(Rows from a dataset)
--- start ---
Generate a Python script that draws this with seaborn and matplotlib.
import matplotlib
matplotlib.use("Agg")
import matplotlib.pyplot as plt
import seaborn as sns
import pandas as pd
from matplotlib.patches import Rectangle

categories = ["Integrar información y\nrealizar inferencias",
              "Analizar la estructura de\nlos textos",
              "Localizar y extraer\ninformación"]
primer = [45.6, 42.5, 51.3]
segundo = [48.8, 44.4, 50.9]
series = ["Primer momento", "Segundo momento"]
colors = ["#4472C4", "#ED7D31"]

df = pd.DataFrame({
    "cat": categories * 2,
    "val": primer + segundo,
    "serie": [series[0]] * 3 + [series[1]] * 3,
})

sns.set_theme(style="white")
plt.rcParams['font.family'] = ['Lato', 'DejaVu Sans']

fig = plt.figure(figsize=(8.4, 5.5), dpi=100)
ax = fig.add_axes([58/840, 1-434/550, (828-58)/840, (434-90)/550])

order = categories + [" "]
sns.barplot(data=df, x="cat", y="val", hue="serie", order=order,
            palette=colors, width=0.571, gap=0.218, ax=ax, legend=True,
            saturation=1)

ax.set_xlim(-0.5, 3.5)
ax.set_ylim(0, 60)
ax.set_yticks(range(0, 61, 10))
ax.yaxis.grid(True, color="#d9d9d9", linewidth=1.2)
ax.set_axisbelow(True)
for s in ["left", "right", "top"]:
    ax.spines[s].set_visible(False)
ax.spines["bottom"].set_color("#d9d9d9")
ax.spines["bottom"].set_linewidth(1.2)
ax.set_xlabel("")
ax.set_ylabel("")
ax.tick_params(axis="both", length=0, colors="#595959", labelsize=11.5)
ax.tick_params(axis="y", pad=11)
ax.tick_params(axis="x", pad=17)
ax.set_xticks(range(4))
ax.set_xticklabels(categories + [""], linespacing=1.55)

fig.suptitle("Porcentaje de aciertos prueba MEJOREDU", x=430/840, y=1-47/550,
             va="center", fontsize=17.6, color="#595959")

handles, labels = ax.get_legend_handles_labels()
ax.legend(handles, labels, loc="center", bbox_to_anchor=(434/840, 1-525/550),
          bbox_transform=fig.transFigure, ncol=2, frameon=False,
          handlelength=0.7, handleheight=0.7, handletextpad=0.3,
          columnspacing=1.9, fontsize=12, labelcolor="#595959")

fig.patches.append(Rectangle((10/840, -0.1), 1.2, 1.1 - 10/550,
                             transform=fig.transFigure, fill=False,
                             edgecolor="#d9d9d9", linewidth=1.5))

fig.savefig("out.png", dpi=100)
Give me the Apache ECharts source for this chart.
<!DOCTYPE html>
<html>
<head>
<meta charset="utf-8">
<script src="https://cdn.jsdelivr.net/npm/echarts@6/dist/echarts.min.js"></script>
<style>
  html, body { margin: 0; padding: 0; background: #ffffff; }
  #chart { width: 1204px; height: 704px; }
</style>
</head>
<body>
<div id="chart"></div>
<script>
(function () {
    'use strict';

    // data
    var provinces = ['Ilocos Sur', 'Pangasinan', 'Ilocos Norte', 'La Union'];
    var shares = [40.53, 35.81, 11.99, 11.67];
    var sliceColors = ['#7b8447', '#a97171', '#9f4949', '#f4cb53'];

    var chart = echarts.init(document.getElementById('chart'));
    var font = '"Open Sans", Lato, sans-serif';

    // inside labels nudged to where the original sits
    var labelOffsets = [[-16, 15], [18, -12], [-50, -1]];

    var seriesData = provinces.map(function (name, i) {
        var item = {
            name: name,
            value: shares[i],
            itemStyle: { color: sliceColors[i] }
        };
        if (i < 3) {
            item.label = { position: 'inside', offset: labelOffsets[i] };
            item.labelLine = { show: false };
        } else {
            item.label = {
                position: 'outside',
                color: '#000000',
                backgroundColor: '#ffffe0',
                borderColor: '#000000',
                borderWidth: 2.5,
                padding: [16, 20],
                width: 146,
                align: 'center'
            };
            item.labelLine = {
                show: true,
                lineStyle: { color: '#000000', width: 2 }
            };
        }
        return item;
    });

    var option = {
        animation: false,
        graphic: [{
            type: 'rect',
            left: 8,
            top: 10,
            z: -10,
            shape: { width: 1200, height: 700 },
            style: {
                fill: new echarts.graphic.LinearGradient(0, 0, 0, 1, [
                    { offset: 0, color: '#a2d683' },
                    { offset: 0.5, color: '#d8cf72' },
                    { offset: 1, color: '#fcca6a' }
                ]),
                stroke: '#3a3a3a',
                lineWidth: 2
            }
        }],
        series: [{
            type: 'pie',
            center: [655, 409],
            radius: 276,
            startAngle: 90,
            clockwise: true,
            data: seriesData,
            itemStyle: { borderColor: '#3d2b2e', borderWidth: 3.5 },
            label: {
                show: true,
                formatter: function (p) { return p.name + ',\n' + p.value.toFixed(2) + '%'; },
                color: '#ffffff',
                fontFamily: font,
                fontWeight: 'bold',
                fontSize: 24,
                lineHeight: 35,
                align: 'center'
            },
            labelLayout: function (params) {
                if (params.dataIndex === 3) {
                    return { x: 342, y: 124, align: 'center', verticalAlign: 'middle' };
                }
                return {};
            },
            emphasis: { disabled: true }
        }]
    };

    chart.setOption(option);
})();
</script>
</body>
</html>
--- end ---
_Work to do_
Write out, exactly and with nothing else, the lines of the listing above from its first line through the line with "from matplotlib.patches import Rectangle".

_Task output_
Generate a Python script that draws this with seaborn and matplotlib.
import matplotlib
matplotlib.use("Agg")
import matplotlib.pyplot as plt
import seaborn as sns
import pandas as pd
from matplotlib.patches import Rectangle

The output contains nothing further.